PAIRED CHARCOAL AND TREE-RING RECORDS OF HIGH-FREQUENCY FIRE FROM TWO NEW MEXICO BOG SITES

ALLEN, C.D., ANDERSON, R. S. JASS, R. B., TONEY, J. L., AND BAISAN, C. H.

We have developed long-term records of fire activity from paired and replicated charcoal and tree-ring proxies of fire at two bog sites in the Jemez Mountains, northern New Mexico.  Chihuahueños Bog occupies a 2.3 ha upland basin near the lip of a canyon amidst mixed conifer forest.  The bog surface is currently dominated by large sedges and some grasses.  Alamo Bog is a linear wetland extending for >1 km along the valley bottom axis of Alamo Canyon in Valles Caldera.  North-facing slopes are currently blanketed in dense mixed conifer forest, while the south-facing slopes exhibit more open stands of ponderosa pine and Gambel oak, with pockets of mixed conifer species.  The surface of Alamo Bog today is dominated by a large wetland bunchgrass, Deschampsia cespitosa. 
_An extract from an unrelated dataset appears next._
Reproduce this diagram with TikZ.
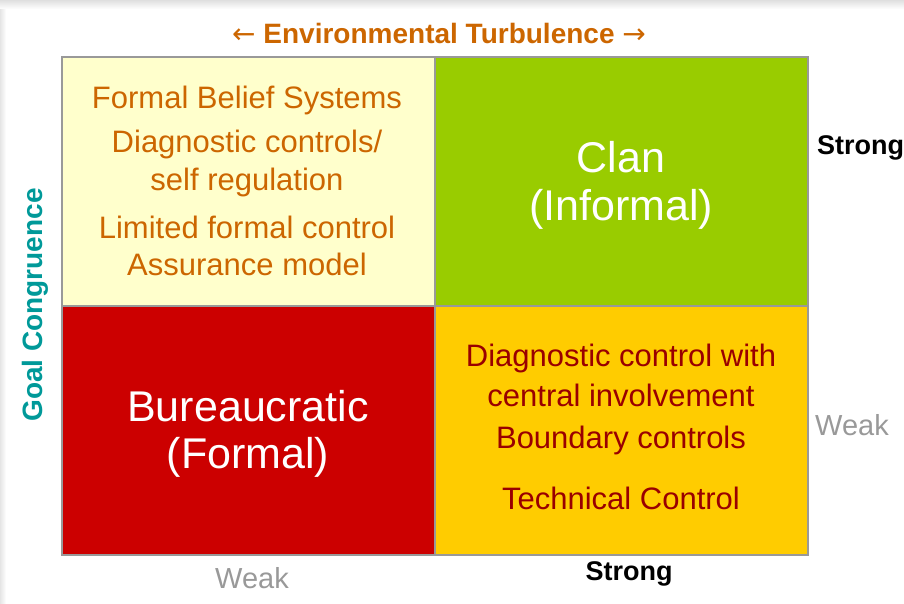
\documentclass[tikz,border=0pt]{standalone}
\usepackage{fontspec}
\setmainfont{Liberation Sans}
\newfontfamily\arrowfont{DejaVu Sans}
\usetikzlibrary{positioning}

\definecolor{paleyellow}{HTML}{FFFFCC}
\definecolor{clangreen}{HTML}{99CC00}
\definecolor{bureaured}{HTML}{CC0000}
\definecolor{amber}{HTML}{FFCC00}
\definecolor{rust}{HTML}{CC6600}
\definecolor{maroon}{HTML}{990000}
\definecolor{teal}{HTML}{009999}
\definecolor{gridgray}{HTML}{999999}

\tikzset{
  quad/.style={draw=gridgray,line width=2pt,minimum width=373pt,minimum height=249pt,inner sep=0pt,anchor=north west},
  small/.style={font=\fontsize{31}{34}\selectfont,inner sep=0pt},
  big/.style={font=\fontsize{43}{46}\selectfont,inner sep=0pt,text=white},
  axis/.style={font=\fontsize{27}{30}\selectfont\bfseries,inner sep=0pt},
  faint/.style={font=\fontsize{29}{32}\selectfont,inner sep=0pt,text=gridgray}
}

\begin{document}
\begin{tikzpicture}[x=1pt,y=-1pt]
  \useasboundingbox (0,0) rectangle (904,603);
  % window edge
  \shade[top color=gray!25,bottom color=white] (0,0) rectangle (904,9);
  \shade[left color=gray!20,right color=white] (0,9) rectangle (6,603);

  % quadrants
  \node[quad,fill=paleyellow] (tl) at (61,56) {};
  \node[quad,fill=clangreen] (tr) at (434,56) {};
  \node[quad,fill=bureaured] (bl) at (61,305) {};
  \node[quad,fill=amber] (br) at (434,305) {};

  % top left
  \node[small,text=rust] (fbs) at (247,100) {Formal Belief Systems};
  \node[small,text=rust] (dc) at (247,144) {Diagnostic controls/};
  \node[small,text=rust] (sr) at (247,182) {self regulation};
  \node[small,text=rust] (lfc) at (247,227) {Limited formal control};
  \node[small,text=rust] (am) at (247,264) {Assurance model};

  % top right
  \node[big] (clan) at (621,157) {Clan};
  \node[big] (inf) at (621,209) {(Informal)};

  % bottom left
  \node[big] (bur) at (248,406) {Bureaucratic};
  \node[big] (form) at (248,457) {(Formal)};

  % bottom right
  \node[small,text=maroon] (dcw) at (621,358) {Diagnostic control with};
  \node[small,text=maroon] (ci) at (621,395) {central involvement};
  \node[small,text=maroon] (bc) at (621,440) {Boundary controls};
  \node[small,text=maroon] (tc) at (621,498) {Technical Control};

  % axes
  \node[axis,text=rust,font=\fontsize{28}{30}\selectfont\bfseries] (env) at (439,33) {{\arrowfont\mdseries ←} Environmental Turbulence {\arrowfont\mdseries →}};
  \node[axis,text=teal,rotate=90,font=\fontsize{28}{30}\selectfont\bfseries] (goal) at (35,305) {Goal Congruence};
  \node[axis,anchor=west] (ystrong) at (817,148) {Strong};
  \node[faint,anchor=west] (yweak) at (815,425) {Weak};
  \node[faint] (xweak) at (252,578) {Weak};
  \node[axis] (xstrong) at (629,574) {Strong};
\end{tikzpicture}
\end{document}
Both locations have high-resolution charcoal records, with replication of charcoal concentrations in the top meter of a second core.  In the ~ 14,000 cal year Chihuahueños Bog record, background and peak charcoal concentrations increase markedly in the early Holocene, ranging from 100's to >15,000 particles/cc until ca. AD 1890, when concentrations decline to zero in the top of both cores.  Cross-dated fire scars from 13 trees (3 live, 10 dead) in the forest adjoining the bog confirm frequent spreading fires at this site until AD 1902, with ten spreading fires (at least 2 trees scarred) recorded between AD 1617 - 1902, and fire dates on one old sample back to AD 1454.

The ~ 8,700 cal year Alamo Bog record also shows very high concentrations of charcoal throughout the Holocene, except from the topmost portions of the cores (i.e., since ca. AD 1900), where charcoal is essentially absent.  Cross-dated fire scars from 52 sampled trees (10 live, 42 dead) in the forests adjoining and upslope of Alamo Bog record fires back to AD 1422, and confirm the cessation of widespread fires since the late 1800s.  Pre-1900 fire frequencies in this watershed varied by forest type and landscape position, with higher-frequency spreading fires in ponderosa pine settings (4-27 year return intervals, mean ~11 years from 1696-1879), versus 9-45 year intervals in mixed conifer stands.

A number of challenges constrain joint interpretation of the long charcoal and shorter tree-ring records from these two bogs.  Diverse vegetation patterning in the Alamo Bog watershed and uncertain charcoal deposition processes in both bogs call for caution in directly linking the fire-scar and sedimentary charcoal patterns.  Extremely high charcoal concentrations, abundant fine fuels of the grassy wetland vegetation, and the fire-scar history of relatively frequent surface fires in adjoining forests suggests that pre-1900 surface fires likely spread through aerial herbaceous fuels across the bogs in many years.  Thus past surface fires might have produced abundant in situ charcoal, as well as charcoal influx from surrounding forested slopes.  Surface burning of the bog may have eliminated some of the sedimentary record during extreme droughts.  The high background concentrations of charcoal reflect the high frequency of fire activity affecting these bogs relative to the temporal resolution of 1 cc sampling intervals, further complicating the interpretation of observed charcoal peaks as discrete fire "events" (in contrast to relatively direct calculations of event frequency for long-interval stand-replacing fires from subalpine forest lake basins).

Still, the historic cessation of fire since ~AD 1900 seen in the paired and replicated charcoal and tree-ring records at these sites is consistent with many other tree-ring fire histories from the Jemez Mountains and the Southwest as a whole.  The near-absence of modern charcoal deposition replicated within and between these two bog sites increases the robustness of the interpretation that this post-1900 lull in fire activity is anomalous at millennial time scales for at least these two localities.  Determining the geographic extent of this pattern will require the development of regional networks of additional charcoal sediment records from historically high-frequency fire sites (generally drier, lower elevation, unglaciated landscapes), where unmanipulated, persistently wet basins that are necessary to foster long-term sediment records are relatively scarce in the western US.